**GIVEN REQUEST**
The data below holds the lines to copy: everything from the line containing "Write a Python" to the line containing "dag_b_old = [nan, 27.1, 26.6, nan]", both ends included, set down exactly.

**MATERIAL FOR THIS EXERCISE**

··········

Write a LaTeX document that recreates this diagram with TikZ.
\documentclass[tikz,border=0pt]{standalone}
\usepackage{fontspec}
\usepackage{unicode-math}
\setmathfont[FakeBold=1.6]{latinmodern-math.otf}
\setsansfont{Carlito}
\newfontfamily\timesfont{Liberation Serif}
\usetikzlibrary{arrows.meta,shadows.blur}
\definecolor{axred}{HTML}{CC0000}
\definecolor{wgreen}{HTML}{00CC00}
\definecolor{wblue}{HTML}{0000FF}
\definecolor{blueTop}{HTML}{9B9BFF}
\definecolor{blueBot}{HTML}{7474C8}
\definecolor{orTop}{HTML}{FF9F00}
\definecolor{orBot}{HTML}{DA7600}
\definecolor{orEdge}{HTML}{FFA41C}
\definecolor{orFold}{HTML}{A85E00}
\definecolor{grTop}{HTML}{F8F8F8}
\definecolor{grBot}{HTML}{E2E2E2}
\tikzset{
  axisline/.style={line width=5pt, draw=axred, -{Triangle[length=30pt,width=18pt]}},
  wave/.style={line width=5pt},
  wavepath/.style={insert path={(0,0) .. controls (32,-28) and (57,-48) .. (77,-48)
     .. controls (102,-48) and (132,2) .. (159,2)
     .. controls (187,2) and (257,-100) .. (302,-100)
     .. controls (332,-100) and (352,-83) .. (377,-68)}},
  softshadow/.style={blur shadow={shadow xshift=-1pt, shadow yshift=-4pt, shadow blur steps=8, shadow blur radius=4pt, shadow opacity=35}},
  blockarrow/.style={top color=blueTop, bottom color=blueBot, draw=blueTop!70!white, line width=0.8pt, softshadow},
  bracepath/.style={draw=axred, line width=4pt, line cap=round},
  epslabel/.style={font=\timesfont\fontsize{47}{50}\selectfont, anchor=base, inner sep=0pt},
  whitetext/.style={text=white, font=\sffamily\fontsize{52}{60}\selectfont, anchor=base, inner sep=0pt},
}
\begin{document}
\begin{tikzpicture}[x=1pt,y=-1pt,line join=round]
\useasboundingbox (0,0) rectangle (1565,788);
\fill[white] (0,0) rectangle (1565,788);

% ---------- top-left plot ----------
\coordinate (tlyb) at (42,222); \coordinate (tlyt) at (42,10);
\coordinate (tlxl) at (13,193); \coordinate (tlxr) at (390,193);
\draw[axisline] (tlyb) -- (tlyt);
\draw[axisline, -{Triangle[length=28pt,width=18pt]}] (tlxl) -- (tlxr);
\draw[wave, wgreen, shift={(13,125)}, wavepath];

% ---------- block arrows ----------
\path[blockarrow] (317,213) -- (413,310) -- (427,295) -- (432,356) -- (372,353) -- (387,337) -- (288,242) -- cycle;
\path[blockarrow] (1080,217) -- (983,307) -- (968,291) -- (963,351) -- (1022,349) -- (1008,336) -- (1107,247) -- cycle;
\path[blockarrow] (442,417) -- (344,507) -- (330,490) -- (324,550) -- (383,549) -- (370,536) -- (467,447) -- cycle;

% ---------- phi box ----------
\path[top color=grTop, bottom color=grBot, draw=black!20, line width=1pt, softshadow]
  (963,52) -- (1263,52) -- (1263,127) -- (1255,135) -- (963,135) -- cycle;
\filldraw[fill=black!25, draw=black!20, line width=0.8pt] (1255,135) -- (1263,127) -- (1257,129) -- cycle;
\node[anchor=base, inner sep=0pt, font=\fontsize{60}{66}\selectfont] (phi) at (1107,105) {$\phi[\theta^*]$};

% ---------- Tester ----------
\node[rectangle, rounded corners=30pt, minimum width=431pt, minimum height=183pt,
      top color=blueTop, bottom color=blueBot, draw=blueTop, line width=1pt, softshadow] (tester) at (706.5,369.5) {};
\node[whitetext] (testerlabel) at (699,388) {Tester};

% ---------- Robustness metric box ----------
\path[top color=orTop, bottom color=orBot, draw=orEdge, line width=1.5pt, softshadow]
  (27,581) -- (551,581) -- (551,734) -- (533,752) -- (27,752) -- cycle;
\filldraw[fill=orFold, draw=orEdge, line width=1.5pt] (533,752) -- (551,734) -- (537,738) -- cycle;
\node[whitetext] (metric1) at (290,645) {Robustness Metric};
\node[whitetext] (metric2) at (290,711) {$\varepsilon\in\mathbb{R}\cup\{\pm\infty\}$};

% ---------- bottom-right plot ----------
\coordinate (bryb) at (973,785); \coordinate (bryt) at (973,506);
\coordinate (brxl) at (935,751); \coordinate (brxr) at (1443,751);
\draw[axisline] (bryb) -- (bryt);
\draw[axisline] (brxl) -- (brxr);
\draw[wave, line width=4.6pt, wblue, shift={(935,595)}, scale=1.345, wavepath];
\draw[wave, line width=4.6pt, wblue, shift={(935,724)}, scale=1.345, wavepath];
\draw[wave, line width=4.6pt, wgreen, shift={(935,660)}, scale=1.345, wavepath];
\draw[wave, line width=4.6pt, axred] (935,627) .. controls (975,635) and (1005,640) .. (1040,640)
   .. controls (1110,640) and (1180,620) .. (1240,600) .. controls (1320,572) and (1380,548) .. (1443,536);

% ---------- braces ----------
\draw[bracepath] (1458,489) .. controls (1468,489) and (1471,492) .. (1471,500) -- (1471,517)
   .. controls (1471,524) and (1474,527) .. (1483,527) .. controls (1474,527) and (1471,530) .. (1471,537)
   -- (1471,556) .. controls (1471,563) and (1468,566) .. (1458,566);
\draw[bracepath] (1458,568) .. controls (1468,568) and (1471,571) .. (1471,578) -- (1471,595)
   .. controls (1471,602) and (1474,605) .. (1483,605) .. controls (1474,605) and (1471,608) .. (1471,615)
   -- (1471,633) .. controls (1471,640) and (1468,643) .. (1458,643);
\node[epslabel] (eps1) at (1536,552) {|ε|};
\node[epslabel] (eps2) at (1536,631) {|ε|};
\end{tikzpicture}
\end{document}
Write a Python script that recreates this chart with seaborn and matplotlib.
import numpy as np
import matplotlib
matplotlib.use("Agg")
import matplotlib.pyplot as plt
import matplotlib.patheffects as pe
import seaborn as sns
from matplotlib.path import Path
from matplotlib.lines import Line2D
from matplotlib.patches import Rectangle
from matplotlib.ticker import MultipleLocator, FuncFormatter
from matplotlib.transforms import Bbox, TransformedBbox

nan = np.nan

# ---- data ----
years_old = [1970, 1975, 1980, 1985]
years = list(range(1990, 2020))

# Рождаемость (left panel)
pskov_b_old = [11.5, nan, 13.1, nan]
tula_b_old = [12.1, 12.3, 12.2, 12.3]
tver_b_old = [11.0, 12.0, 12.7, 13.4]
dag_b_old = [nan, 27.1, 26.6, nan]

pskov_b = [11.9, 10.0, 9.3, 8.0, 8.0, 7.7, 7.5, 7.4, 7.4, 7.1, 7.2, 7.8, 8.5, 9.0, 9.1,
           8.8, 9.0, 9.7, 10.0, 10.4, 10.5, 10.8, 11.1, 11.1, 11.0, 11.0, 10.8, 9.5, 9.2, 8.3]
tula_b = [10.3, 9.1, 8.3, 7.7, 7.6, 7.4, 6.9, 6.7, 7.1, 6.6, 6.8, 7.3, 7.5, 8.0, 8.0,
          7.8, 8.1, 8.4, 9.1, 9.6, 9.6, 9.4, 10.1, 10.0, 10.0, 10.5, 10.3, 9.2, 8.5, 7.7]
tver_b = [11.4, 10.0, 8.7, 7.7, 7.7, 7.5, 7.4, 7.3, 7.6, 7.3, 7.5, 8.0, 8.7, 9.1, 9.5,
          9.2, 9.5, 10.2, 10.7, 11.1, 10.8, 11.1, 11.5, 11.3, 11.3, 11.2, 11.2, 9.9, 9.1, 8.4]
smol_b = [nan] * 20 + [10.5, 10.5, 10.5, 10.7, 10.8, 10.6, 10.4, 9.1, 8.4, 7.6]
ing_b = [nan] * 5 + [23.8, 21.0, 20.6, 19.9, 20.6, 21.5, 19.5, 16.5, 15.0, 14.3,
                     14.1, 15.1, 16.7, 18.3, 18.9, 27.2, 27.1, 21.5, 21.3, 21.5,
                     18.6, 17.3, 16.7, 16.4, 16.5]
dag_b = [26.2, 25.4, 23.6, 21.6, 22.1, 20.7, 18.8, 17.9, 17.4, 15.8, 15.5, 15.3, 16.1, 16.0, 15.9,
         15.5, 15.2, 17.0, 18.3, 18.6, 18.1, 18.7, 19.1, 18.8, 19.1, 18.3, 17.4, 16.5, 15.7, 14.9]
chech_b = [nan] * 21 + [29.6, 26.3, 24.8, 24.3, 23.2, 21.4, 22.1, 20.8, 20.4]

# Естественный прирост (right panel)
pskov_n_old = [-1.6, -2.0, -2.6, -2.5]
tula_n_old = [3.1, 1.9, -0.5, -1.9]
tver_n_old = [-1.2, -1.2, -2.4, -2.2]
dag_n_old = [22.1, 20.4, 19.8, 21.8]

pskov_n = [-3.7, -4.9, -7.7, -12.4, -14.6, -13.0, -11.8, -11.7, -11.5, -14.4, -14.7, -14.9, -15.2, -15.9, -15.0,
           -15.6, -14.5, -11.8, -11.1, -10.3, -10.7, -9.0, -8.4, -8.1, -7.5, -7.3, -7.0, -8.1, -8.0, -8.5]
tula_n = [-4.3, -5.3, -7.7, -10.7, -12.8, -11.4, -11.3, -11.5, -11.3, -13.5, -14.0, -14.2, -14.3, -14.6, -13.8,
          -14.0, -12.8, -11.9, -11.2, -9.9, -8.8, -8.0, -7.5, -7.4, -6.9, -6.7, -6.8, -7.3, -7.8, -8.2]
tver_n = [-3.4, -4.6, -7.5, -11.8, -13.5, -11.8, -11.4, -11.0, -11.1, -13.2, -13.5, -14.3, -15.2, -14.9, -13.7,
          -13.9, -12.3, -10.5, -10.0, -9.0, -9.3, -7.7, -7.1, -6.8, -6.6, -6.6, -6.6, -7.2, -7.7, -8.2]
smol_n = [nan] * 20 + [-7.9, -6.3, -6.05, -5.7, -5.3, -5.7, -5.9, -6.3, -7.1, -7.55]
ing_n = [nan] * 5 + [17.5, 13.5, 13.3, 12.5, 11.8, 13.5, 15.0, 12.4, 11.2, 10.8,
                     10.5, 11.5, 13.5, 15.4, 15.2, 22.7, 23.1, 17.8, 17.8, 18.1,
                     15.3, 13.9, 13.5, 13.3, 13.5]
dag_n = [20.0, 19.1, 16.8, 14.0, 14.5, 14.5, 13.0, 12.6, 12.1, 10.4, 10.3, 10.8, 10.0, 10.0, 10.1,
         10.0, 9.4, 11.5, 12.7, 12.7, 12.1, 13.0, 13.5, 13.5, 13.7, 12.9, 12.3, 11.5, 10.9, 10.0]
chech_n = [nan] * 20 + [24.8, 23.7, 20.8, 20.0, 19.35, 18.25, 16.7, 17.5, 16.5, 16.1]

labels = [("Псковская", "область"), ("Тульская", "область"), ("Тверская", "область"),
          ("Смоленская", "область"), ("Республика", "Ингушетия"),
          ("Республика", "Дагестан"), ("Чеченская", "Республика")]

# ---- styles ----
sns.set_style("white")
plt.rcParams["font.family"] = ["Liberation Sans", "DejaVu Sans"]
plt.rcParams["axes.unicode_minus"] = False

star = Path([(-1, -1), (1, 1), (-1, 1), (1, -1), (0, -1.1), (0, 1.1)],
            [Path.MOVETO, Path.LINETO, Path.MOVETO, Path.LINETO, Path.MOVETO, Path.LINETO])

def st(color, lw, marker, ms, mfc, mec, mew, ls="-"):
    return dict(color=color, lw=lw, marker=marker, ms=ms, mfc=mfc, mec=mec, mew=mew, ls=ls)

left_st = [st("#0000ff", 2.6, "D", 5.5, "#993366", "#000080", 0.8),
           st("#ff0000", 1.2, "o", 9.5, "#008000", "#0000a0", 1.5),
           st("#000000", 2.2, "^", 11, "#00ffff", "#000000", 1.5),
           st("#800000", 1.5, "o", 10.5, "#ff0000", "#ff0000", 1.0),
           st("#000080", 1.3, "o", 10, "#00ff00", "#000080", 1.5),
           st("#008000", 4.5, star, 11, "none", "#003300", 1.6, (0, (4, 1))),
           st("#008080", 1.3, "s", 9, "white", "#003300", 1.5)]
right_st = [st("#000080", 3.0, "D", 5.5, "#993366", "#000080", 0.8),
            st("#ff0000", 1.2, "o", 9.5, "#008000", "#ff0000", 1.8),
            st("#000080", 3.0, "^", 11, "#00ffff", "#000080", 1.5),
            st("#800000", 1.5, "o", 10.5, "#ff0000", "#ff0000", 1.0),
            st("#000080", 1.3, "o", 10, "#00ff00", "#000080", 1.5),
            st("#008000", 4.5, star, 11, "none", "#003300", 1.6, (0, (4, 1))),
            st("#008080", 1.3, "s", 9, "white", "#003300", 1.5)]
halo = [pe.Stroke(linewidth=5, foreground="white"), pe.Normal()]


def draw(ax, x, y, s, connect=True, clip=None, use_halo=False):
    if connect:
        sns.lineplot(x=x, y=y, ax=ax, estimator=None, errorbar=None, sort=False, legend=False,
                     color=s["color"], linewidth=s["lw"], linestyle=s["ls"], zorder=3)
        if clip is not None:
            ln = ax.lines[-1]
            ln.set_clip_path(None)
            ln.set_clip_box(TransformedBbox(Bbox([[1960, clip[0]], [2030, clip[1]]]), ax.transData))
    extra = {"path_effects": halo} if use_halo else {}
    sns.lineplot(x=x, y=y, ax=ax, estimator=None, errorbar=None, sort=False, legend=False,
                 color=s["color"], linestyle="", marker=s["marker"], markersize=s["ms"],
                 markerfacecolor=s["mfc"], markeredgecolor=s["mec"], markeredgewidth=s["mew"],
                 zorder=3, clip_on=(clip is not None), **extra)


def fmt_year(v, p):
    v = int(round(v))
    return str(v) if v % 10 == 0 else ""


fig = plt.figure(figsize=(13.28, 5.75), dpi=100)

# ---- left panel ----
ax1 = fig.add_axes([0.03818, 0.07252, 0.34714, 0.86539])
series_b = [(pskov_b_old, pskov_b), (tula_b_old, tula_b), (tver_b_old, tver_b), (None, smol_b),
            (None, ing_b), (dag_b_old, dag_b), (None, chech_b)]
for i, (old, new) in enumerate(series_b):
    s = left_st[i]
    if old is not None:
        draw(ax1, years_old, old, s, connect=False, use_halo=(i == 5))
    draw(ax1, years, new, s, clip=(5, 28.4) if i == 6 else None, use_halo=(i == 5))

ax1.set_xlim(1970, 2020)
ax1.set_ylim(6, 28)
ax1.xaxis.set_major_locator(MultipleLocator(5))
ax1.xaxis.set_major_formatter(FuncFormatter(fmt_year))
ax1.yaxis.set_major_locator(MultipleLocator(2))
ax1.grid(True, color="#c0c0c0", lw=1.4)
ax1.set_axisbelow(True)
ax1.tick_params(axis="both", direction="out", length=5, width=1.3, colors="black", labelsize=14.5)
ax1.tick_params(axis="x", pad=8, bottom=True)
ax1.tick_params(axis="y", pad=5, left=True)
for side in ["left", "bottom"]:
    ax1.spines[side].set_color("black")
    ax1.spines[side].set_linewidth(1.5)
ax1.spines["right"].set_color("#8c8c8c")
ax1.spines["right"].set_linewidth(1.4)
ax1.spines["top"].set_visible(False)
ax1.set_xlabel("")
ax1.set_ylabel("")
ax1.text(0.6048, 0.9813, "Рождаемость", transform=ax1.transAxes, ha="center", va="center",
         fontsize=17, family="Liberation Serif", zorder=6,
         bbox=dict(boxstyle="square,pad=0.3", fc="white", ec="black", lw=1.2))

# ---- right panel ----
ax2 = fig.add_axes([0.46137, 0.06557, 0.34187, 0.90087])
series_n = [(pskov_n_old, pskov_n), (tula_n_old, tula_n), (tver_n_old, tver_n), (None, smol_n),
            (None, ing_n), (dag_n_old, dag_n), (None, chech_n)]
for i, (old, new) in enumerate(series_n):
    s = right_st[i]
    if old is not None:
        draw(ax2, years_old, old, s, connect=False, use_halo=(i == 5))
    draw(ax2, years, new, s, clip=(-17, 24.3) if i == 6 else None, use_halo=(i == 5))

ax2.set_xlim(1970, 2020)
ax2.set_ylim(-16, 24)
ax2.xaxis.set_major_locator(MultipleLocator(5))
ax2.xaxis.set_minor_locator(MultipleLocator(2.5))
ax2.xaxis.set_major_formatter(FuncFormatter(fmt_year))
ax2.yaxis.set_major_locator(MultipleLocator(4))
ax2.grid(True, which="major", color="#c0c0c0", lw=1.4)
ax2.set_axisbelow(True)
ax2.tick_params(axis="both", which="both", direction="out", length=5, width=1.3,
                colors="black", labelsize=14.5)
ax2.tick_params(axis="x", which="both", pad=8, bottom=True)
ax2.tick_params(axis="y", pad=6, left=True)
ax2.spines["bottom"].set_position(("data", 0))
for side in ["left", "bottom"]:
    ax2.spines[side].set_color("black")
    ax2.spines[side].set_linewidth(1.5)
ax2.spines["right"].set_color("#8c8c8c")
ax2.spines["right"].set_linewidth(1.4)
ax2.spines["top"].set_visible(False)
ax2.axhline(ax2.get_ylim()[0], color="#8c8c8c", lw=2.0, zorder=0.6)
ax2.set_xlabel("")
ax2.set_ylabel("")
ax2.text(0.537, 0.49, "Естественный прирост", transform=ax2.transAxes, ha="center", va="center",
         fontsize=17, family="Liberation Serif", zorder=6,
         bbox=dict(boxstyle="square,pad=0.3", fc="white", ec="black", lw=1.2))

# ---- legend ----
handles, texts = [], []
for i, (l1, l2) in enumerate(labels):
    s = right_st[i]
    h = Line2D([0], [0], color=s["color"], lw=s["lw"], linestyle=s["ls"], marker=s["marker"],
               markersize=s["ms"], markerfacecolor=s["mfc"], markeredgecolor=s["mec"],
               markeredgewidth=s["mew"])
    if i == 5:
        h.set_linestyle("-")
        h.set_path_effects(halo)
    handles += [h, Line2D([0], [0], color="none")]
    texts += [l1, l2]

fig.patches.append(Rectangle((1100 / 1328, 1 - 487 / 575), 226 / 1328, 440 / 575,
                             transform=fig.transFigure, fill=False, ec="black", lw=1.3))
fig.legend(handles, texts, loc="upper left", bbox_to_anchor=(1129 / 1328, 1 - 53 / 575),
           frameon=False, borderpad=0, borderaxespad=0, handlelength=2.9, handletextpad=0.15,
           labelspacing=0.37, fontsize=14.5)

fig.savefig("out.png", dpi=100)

··········

**PROBLEM SOLUTION**
Write a Python script that recreates this chart with seaborn and matplotlib.
import numpy as np
import matplotlib
matplotlib.use("Agg")
import matplotlib.pyplot as plt
import matplotlib.patheffects as pe
import seaborn as sns
from matplotlib.path import Path
from matplotlib.lines import Line2D
from matplotlib.patches import Rectangle
from matplotlib.ticker import MultipleLocator, FuncFormatter
from matplotlib.transforms import Bbox, TransformedBbox

nan = np.nan

# ---- data ----
years_old = [1970, 1975, 1980, 1985]
years = list(range(1990, 2020))

# Рождаемость (left panel)
pskov_b_old = [11.5, nan, 13.1, nan]
tula_b_old = [12.1, 12.3, 12.2, 12.3]
tver_b_old = [11.0, 12.0, 12.7, 13.4]
dag_b_old = [nan, 27.1, 26.6, nan]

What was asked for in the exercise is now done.